AVAILABLE DATA ->
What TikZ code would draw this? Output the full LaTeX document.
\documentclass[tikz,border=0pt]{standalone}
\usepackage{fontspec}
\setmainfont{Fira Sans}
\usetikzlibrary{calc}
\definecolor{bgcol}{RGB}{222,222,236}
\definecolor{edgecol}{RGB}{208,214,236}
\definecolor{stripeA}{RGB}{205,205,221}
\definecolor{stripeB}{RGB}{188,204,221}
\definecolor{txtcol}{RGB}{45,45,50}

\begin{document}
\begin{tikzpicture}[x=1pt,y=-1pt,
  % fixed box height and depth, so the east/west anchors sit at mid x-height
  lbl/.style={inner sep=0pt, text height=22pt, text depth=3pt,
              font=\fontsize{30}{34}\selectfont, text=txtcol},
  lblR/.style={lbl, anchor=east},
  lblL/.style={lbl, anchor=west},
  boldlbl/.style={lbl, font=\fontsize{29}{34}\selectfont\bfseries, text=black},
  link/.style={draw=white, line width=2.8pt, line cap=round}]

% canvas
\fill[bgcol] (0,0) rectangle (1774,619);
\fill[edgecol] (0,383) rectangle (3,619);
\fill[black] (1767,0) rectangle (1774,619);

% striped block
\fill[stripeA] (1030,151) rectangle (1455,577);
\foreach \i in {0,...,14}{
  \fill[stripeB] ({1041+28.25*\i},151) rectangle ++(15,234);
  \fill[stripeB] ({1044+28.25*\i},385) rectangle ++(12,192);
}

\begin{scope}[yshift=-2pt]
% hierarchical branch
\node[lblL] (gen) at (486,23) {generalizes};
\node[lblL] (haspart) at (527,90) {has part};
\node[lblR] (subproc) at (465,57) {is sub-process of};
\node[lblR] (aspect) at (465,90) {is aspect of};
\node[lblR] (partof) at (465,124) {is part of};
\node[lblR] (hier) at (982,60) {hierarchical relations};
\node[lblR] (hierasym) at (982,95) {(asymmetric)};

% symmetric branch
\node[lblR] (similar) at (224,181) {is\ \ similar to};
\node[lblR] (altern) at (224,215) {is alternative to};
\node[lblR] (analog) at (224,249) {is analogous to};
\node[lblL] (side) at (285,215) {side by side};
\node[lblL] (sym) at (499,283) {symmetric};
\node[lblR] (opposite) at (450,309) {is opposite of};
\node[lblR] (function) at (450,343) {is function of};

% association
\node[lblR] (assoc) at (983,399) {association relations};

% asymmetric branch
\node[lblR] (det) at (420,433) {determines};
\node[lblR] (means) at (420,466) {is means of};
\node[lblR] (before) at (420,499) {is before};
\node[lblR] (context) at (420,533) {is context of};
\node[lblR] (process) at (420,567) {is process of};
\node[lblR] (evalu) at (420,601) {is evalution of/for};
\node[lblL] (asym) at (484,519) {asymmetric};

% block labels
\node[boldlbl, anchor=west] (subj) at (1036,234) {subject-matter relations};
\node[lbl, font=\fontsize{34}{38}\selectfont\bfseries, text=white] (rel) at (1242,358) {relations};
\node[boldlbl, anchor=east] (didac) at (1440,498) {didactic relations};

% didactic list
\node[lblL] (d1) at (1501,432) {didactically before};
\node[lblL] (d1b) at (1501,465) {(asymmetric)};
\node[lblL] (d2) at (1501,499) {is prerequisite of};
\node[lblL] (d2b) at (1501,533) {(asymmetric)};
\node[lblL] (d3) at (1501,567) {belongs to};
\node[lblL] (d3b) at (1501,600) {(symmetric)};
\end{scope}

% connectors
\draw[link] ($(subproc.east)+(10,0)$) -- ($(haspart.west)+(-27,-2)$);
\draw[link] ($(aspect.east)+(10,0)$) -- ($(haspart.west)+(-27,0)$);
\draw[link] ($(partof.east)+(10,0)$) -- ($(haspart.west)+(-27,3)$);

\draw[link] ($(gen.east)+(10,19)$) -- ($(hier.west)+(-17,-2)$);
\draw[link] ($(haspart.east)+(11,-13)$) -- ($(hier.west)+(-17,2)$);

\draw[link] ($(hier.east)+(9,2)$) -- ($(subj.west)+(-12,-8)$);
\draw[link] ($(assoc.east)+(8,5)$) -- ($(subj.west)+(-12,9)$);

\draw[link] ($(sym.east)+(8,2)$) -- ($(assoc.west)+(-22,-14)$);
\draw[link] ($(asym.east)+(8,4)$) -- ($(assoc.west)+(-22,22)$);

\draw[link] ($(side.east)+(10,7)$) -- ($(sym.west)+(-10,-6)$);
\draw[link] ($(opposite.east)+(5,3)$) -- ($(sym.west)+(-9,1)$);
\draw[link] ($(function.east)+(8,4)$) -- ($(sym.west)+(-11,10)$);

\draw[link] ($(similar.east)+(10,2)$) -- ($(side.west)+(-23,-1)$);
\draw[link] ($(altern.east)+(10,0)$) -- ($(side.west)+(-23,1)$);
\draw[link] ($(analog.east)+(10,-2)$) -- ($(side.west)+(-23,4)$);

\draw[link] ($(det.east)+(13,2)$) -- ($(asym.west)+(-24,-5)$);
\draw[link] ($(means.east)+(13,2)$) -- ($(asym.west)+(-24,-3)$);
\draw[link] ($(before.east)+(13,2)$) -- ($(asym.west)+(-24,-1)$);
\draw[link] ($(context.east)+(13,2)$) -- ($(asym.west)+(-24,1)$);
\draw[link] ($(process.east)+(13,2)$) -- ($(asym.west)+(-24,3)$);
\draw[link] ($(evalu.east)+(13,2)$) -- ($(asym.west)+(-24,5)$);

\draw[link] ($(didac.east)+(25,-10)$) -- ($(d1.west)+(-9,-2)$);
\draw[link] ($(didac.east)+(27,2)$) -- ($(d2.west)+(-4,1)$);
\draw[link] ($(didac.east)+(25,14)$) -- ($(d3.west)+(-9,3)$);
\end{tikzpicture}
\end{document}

AIM OF THE EXERCISE -> Retype the listing above in full, with no alterations.

REPLY TO THE TASK ->
What TikZ code would draw this? Output the full LaTeX document.
\documentclass[tikz,border=0pt]{standalone}
\usepackage{fontspec}
\setmainfont{Fira Sans}
\usetikzlibrary{calc}
\definecolor{bgcol}{RGB}{222,222,236}
\definecolor{edgecol}{RGB}{208,214,236}
\definecolor{stripeA}{RGB}{205,205,221}
\definecolor{stripeB}{RGB}{188,204,221}
\definecolor{txtcol}{RGB}{45,45,50}

\begin{document}
\begin{tikzpicture}[x=1pt,y=-1pt,
  % fixed box height and depth, so the east/west anchors sit at mid x-height
  lbl/.style={inner sep=0pt, text height=22pt, text depth=3pt,
              font=\fontsize{30}{34}\selectfont, text=txtcol},
  lblR/.style={lbl, anchor=east},
  lblL/.style={lbl, anchor=west},
  boldlbl/.style={lbl, font=\fontsize{29}{34}\selectfont\bfseries, text=black},
  link/.style={draw=white, line width=2.8pt, line cap=round}]

% canvas
\fill[bgcol] (0,0) rectangle (1774,619);
\fill[edgecol] (0,383) rectangle (3,619);
\fill[black] (1767,0) rectangle (1774,619);

% striped block
\fill[stripeA] (1030,151) rectangle (1455,577);
\foreach \i in {0,...,14}{
  \fill[stripeB] ({1041+28.25*\i},151) rectangle ++(15,234);
  \fill[stripeB] ({1044+28.25*\i},385) rectangle ++(12,192);
}

\begin{scope}[yshift=-2pt]
% hierarchical branch
\node[lblL] (gen) at (486,23) {generalizes};
\node[lblL] (haspart) at (527,90) {has part};
\node[lblR] (subproc) at (465,57) {is sub-process of};
\node[lblR] (aspect) at (465,90) {is aspect of};
\node[lblR] (partof) at (465,124) {is part of};
\node[lblR] (hier) at (982,60) {hierarchical relations};
\node[lblR] (hierasym) at (982,95) {(asymmetric)};

% symmetric branch
\node[lblR] (similar) at (224,181) {is\ \ similar to};
\node[lblR] (altern) at (224,215) {is alternative to};
\node[lblR] (analog) at (224,249) {is analogous to};
\node[lblL] (side) at (285,215) {side by side};
\node[lblL] (sym) at (499,283) {symmetric};
\node[lblR] (opposite) at (450,309) {is opposite of};
\node[lblR] (function) at (450,343) {is function of};

% association
\node[lblR] (assoc) at (983,399) {association relations};

% asymmetric branch
\node[lblR] (det) at (420,433) {determines};
\node[lblR] (means) at (420,466) {is means of};
\node[lblR] (before) at (420,499) {is before};
\node[lblR] (context) at (420,533) {is context of};
\node[lblR] (process) at (420,567) {is process of};
\node[lblR] (evalu) at (420,601) {is evalution of/for};
\node[lblL] (asym) at (484,519) {asymmetric};

% block labels
\node[boldlbl, anchor=west] (subj) at (1036,234) {subject-matter relations};
\node[lbl, font=\fontsize{34}{38}\selectfont\bfseries, text=white] (rel) at (1242,358) {relations};
\node[boldlbl, anchor=east] (didac) at (1440,498) {didactic relations};

% didactic list
\node[lblL] (d1) at (1501,432) {didactically before};
\node[lblL] (d1b) at (1501,465) {(asymmetric)};
\node[lblL] (d2) at (1501,499) {is prerequisite of};
\node[lblL] (d2b) at (1501,533) {(asymmetric)};
\node[lblL] (d3) at (1501,567) {belongs to};
\node[lblL] (d3b) at (1501,600) {(symmetric)};
\end{scope}

% connectors
\draw[link] ($(subproc.east)+(10,0)$) -- ($(haspart.west)+(-27,-2)$);
\draw[link] ($(aspect.east)+(10,0)$) -- ($(haspart.west)+(-27,0)$);
\draw[link] ($(partof.east)+(10,0)$) -- ($(haspart.west)+(-27,3)$);

\draw[link] ($(gen.east)+(10,19)$) -- ($(hier.west)+(-17,-2)$);
\draw[link] ($(haspart.east)+(11,-13)$) -- ($(hier.west)+(-17,2)$);

\draw[link] ($(hier.east)+(9,2)$) -- ($(subj.west)+(-12,-8)$);
\draw[link] ($(assoc.east)+(8,5)$) -- ($(subj.west)+(-12,9)$);

\draw[link] ($(sym.east)+(8,2)$) -- ($(assoc.west)+(-22,-14)$);
\draw[link] ($(asym.east)+(8,4)$) -- ($(assoc.west)+(-22,22)$);

\draw[link] ($(side.east)+(10,7)$) -- ($(sym.west)+(-10,-6)$);
\draw[link] ($(opposite.east)+(5,3)$) -- ($(sym.west)+(-9,1)$);
\draw[link] ($(function.east)+(8,4)$) -- ($(sym.west)+(-11,10)$);

\draw[link] ($(similar.east)+(10,2)$) -- ($(side.west)+(-23,-1)$);
\draw[link] ($(altern.east)+(10,0)$) -- ($(side.west)+(-23,1)$);
\draw[link] ($(analog.east)+(10,-2)$) -- ($(side.west)+(-23,4)$);

\draw[link] ($(det.east)+(13,2)$) -- ($(asym.west)+(-24,-5)$);
\draw[link] ($(means.east)+(13,2)$) -- ($(asym.west)+(-24,-3)$);
\draw[link] ($(before.east)+(13,2)$) -- ($(asym.west)+(-24,-1)$);
\draw[link] ($(context.east)+(13,2)$) -- ($(asym.west)+(-24,1)$);
\draw[link] ($(process.east)+(13,2)$) -- ($(asym.west)+(-24,3)$);
\draw[link] ($(evalu.east)+(13,2)$) -- ($(asym.west)+(-24,5)$);

\draw[link] ($(didac.east)+(25,-10)$) -- ($(d1.west)+(-9,-2)$);
\draw[link] ($(didac.east)+(27,2)$) -- ($(d2.west)+(-4,1)$);
\draw[link] ($(didac.east)+(25,14)$) -- ($(d3.west)+(-9,3)$);
\end{tikzpicture}
\end{document}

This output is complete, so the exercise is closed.